Input column : choose any column from the dataset.
operator : choose an operator from the dropdown menu. The available operators match the storage type of the column. (a string column will have string operators available, such as
contains
, while a number column will have numerical operators available, such as<
).value : input a value or choose an existing column to apply the operator to.
Conditions can be added, deleted, duplicated, and turned into a group to create advanced conditions.
Groups¶
Groups can be used to create advanced logic for conditional statements.
Groups can be nested to create sub-conditions (y AND z AND (t OR u)))
or defined at the same level (y OR z) AND (t OR u)
.
Groups can be added using the +ADD > Add group button, deleted, duplicated, and ungrouped.
Boolean operators¶
Conditions and groups are binded using boolean operators, that can be either And
or Or
.
Formula based filters¶
Formulas are manually defined using functions of the formula language, dataset column names, and project variables. Formulas are well suited for more complex filtering options or specific functions that do not appear in the rules based filter view. The formula language documentation can be found here.

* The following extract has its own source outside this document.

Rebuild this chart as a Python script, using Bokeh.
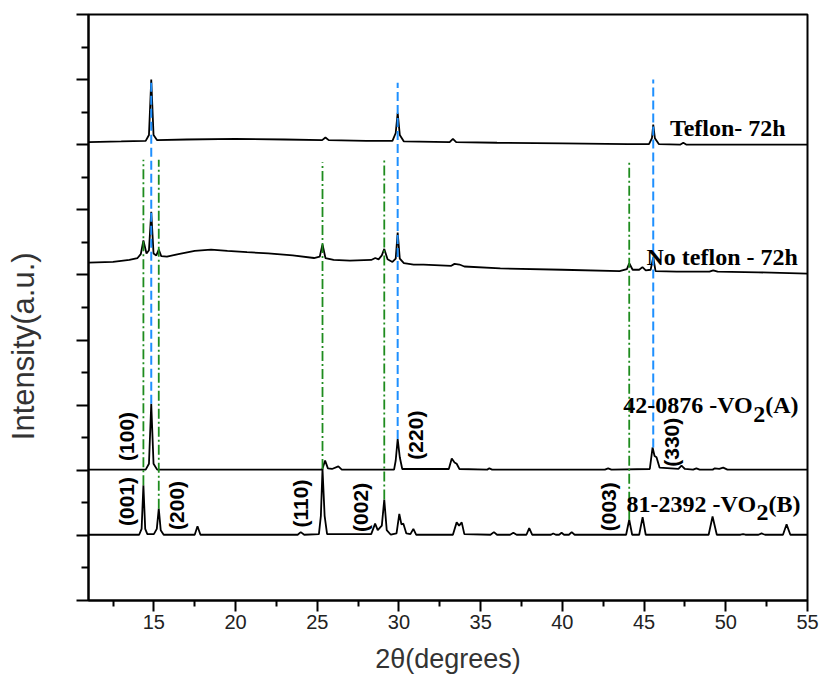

SQL expression based filters¶
When using an SQL based recipe engine, an SQL expression can directly be given to filter the dataset, using dataset columns and project variables.
ElasticSearch query string¶
When using an input dataset on ElasticSearch v7 and above, you can use the query_string syntax to filter the dataset.
Note
When using an ElasticSearch query string, sampling is disabled and filtering is performed on the whole dataset.